For those who cannot willingly serve in any military position, alternative service would be required for a period at least as long as their enlistment would have been. This service can include working with the elderly and teaching.

NROTC cadets are directly exempted from the draft, but they are on inactive reserve and would serve upon graduation.

Because the cadets are in an officer’s training program, the Navy would not want to cut the training short. “If you ever stopped commisioning officers, you’d be sacrificing tomorrow for the emergency of today,” commanding officer of NROTC at UR Capt. Gavin Lowder.

Although the odds of the draft being reinstated are low, the debate does not follow the partisan lines of the war debate. Democrats have generally opposed the draft in opposing war, but Rangel is a Democrat.

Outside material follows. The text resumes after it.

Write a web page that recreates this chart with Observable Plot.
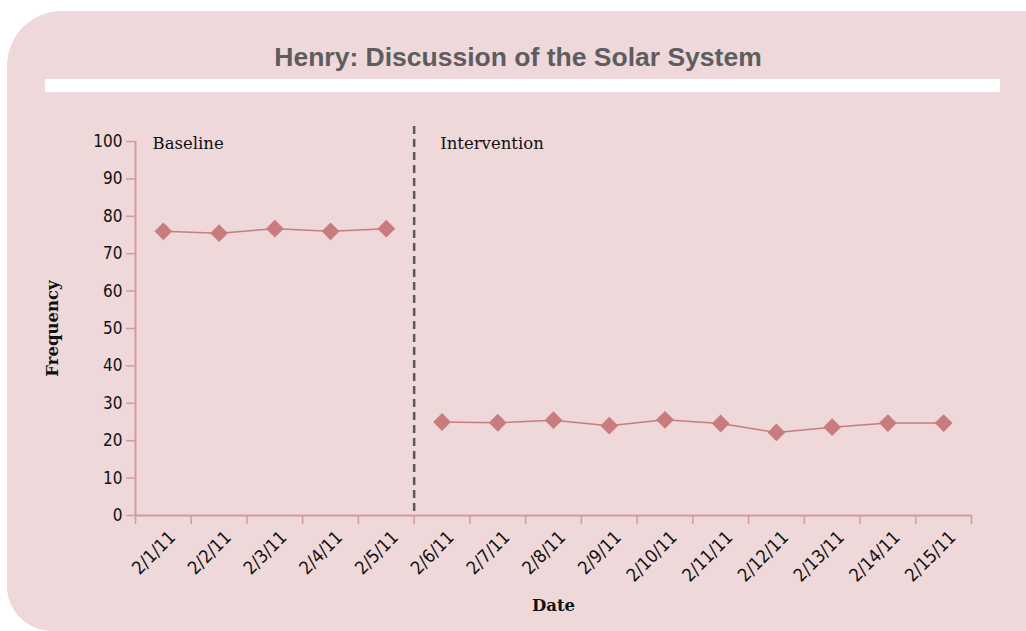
<!DOCTYPE html>
<html>
<head>
<meta charset="utf-8">
<script src="https://cdn.jsdelivr.net/npm/d3@7"></script>
<script src="https://cdn.jsdelivr.net/npm/@observablehq/plot@0.6"></script>
<style>
  html, body { margin: 0; padding: 0; background: #ffffff; }
  #wrap { position: relative; width: 1026px; height: 631px; overflow: hidden; }
  #panel { position: absolute; left: 7px; top: 11px; width: 1019px; height: 620px;
           background: #eed8da; border-radius: 55px 0 0 45px; }
  #title { position: absolute; left: 0; width: 1036px; top: 42px; text-align: center;
           font-family: "Liberation Sans", Arial, sans-serif; font-weight: bold; font-size: 26.5px; color: #5d5d5f; }
  #bar { position: absolute; left: 45px; top: 79px; width: 955px; height: 13px; background: #ffffff; }
  #chart { position: absolute; left: 0; top: 0; }
  #chart svg { background: transparent; }
</style>
</head>
<body>
<div id="wrap">
  <div id="panel"></div>
  <div id="title">Henry: Discussion of the Solar System</div>
  <div id="bar"></div>
  <div id="chart"></div>
</div>
<script>
const dates = ["2/1/11","2/2/11","2/3/11","2/4/11","2/5/11","2/6/11","2/7/11","2/8/11","2/9/11","2/10/11","2/11/11","2/12/11","2/13/11","2/14/11","2/15/11"];
const baselineValues = [76.0, 75.5, 76.7, 76.0, 76.7];
const interventionValues = [25.0, 24.8, 25.5, 24.0, 25.6, 24.6, 22.2, 23.6, 24.7, 24.7];
const phaseLabels = ["Baseline", "Intervention"];
const phaseStart = [0, 5];
const yTicks = [0,10,20,30,40,50,60,70,80,90,100];

const baseline = baselineValues.map((v, i) => ({i: i + 0.5, date: dates[i], v}));
const intervention = interventionValues.map((v, i) => ({i: i + 5.5, date: dates[i + 5], v}));

const pink = "#c97c7e";
const axisCol = "#d69a9c";
const narrow = "'Liberation Sans Narrow', 'DejaVu Sans Condensed', sans-serif";
const serif = "'DejaVu Serif', serif";

const chart = Plot.plot({
  width: 1026,
  height: 631,
  marginLeft: 135,
  marginRight: 55,
  marginTop: 141,
  marginBottom: 116,
  style: {background: "transparent", overflow: "visible"},
  x: {domain: [0, dates.length]},
  y: {domain: [0, 100]},
  marks: [
    Plot.ruleY([0], {stroke: axisCol, strokeWidth: 2}),
    Plot.ruleX([0], {stroke: axisCol, strokeWidth: 2}),
    Plot.axisY({ticks: yTicks, tickSize: 9, tickPadding: 4, stroke: axisCol, strokeWidth: 1.5,
      fontSize: 17, fontFamily: narrow, fill: "#111", label: null}),
    Plot.axisX({ticks: d3.range(dates.length + 1), tickSize: 9, tickFormat: () => "", stroke: axisCol, strokeWidth: 1.5, label: null}),
    Plot.axisX({ticks: d3.range(dates.length).map(i => i + 0.5), tickFormat: d => dates[Math.floor(d)],
      tickSize: 0, tickPadding: 19, tickRotate: -45, dx: 9, fontSize: 18, fontFamily: narrow, fill: "#111", label: null}),
    Plot.ruleX([phaseStart[1]], {stroke: "#59595b", strokeWidth: 2.5, strokeDasharray: "8,5", insetTop: -15}),
    Plot.line(baseline, {x: "i", y: "v", stroke: pink, strokeWidth: 1.5}),
    Plot.line(intervention, {x: "i", y: "v", stroke: pink, strokeWidth: 1.5}),
    Plot.dot(baseline, {x: "i", y: "v", symbol: "diamond2", r: 8, fill: pink, stroke: "none"}),
    Plot.dot(intervention, {x: "i", y: "v", symbol: "diamond2", r: 8, fill: pink, stroke: "none"}),
    Plot.text([phaseLabels[0]], {x: () => phaseStart[0], y: () => 100, text: d => d, dx: 17, dy: 2, textAnchor: "start", fontSize: 16.5, fontFamily: serif, fill: "#111"}),
    Plot.text([phaseLabels[1]], {x: () => phaseStart[1], y: () => 100, text: d => d, dx: 26, dy: 2, textAnchor: "start", fontSize: 16.5, fontFamily: serif, fill: "#111"}),
    Plot.text(["Frequency"], {frameAnchor: "left", dx: -83, rotate: -90, textAnchor: "middle", text: d => d, fontSize: 16.5, fontWeight: "bold", fontFamily: serif, fill: "#111"}),
    Plot.text(["Date"], {frameAnchor: "bottom", dy: 95, text: d => d, fontSize: 16.5, fontWeight: "bold", fontFamily: serif, fill: "#111"})
  ]
});
document.getElementById("chart").appendChild(chart);
</script>
</body>
</html>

UR College Democrats are, in general, against a war in Iraq. UR College Republicans have not taken a stance on the draft issue.”Our club is diverse in its opinions,” sophomore Jack Voorhees said, “and we have students who stand all along the spectrum [on this issue].”

For many, the draft would be a way to strengthen opposition to war. “If there’s a draft, there’ll be an anti-war movement like this country’s never seen,” senior Mansoor Khan said.

UR students are split in their opinions, although most hope that the draft never becomes necessary. “I’m hoping enough Americans would be willing to volunteer themselves if it came to that,” senior Aileen Kim said.

Others object to conscription. “I don’t believe in making people fight,” senior Candy Curran said. “Going to war should be a personal choice.”Voorhees thought that the current volunteer force would be sufficient and would do better on the battlefield than a conscripted force would. However, “If my country asked me, I would go,” he said.